--- begin ---
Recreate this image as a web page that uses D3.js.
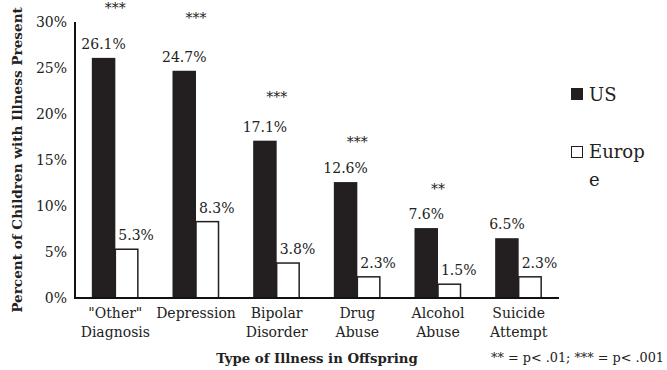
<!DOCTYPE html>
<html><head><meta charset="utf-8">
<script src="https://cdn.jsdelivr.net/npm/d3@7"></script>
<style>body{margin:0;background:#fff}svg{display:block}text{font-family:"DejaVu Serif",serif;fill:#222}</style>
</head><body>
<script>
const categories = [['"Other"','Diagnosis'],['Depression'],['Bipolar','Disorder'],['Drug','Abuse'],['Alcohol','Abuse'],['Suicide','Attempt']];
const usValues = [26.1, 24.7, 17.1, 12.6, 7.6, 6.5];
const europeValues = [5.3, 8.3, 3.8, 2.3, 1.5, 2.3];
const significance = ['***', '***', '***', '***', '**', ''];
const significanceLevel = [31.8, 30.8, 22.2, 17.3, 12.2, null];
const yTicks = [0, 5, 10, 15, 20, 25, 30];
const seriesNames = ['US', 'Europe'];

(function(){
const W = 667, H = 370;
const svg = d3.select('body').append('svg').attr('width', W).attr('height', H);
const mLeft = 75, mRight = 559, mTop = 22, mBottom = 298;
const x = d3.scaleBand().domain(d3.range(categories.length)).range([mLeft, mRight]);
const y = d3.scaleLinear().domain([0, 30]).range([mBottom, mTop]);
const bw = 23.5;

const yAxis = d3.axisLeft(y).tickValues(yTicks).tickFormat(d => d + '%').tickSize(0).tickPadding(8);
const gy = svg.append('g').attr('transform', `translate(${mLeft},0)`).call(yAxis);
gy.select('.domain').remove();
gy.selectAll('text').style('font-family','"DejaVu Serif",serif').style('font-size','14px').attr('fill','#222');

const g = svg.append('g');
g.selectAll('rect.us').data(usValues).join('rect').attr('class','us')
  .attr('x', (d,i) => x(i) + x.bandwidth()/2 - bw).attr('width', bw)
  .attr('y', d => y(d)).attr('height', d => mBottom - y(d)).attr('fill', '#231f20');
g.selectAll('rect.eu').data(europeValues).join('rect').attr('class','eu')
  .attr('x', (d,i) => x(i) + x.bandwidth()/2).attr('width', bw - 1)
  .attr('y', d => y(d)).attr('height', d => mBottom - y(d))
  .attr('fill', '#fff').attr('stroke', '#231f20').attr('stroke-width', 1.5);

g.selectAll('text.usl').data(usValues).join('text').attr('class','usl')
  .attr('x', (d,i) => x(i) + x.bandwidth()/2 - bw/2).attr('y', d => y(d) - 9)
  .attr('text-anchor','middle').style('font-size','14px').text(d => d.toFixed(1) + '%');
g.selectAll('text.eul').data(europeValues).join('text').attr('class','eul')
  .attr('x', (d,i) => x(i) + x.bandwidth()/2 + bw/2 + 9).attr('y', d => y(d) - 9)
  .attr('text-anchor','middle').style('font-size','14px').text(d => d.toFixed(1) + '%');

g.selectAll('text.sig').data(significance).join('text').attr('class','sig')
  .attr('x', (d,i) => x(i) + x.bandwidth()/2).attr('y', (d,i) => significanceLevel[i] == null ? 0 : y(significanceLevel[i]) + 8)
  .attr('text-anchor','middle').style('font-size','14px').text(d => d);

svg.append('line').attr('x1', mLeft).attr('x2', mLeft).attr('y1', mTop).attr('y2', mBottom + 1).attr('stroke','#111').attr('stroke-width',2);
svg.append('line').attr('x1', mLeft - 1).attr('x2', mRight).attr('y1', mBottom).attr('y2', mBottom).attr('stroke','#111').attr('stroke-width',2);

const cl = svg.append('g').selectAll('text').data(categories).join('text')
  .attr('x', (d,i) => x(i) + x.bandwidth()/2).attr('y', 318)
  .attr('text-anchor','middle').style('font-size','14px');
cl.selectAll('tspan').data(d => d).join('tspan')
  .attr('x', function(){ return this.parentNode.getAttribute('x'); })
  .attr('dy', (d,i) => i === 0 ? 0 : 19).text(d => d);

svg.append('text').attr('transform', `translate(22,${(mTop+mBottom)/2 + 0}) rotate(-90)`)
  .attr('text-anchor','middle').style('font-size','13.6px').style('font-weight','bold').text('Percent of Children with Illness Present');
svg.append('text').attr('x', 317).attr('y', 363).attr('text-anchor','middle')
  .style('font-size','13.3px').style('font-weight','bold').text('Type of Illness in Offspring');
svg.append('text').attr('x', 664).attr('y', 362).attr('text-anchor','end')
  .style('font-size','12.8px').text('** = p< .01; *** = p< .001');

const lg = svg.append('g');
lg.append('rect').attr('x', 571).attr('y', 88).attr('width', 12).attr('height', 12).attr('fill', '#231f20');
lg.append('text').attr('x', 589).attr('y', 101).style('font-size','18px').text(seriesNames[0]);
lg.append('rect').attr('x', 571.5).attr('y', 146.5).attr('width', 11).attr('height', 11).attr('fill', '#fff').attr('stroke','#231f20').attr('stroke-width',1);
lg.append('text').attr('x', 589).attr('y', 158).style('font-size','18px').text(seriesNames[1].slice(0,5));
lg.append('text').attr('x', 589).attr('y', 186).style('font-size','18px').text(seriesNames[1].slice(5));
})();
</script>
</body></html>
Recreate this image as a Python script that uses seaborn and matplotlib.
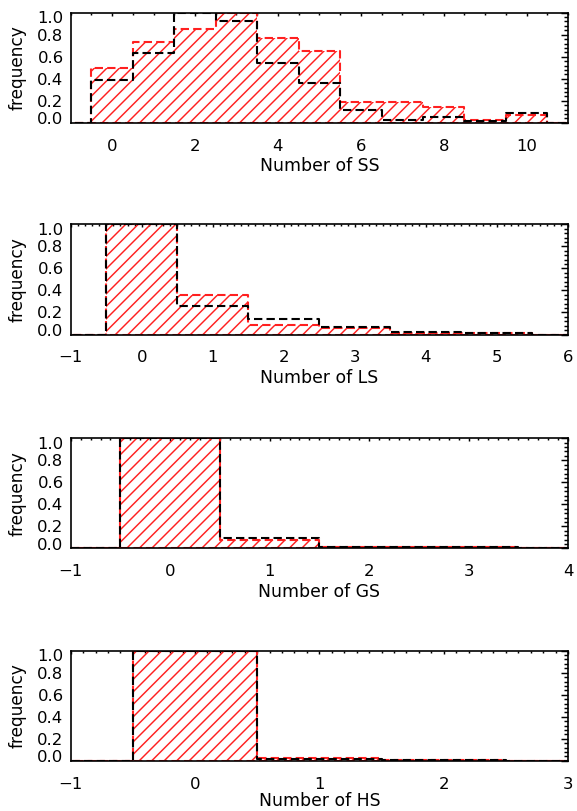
--- end ---
▶ **WORK TO BE COMPLETED**
Go through the entries above and pull out each line with "uses" in it.

▶ **SOLUTION TO THIS EXERCISE**
Recreate this image as a web page that uses D3.js.
Recreate this image as a Python script that uses seaborn and matplotlib.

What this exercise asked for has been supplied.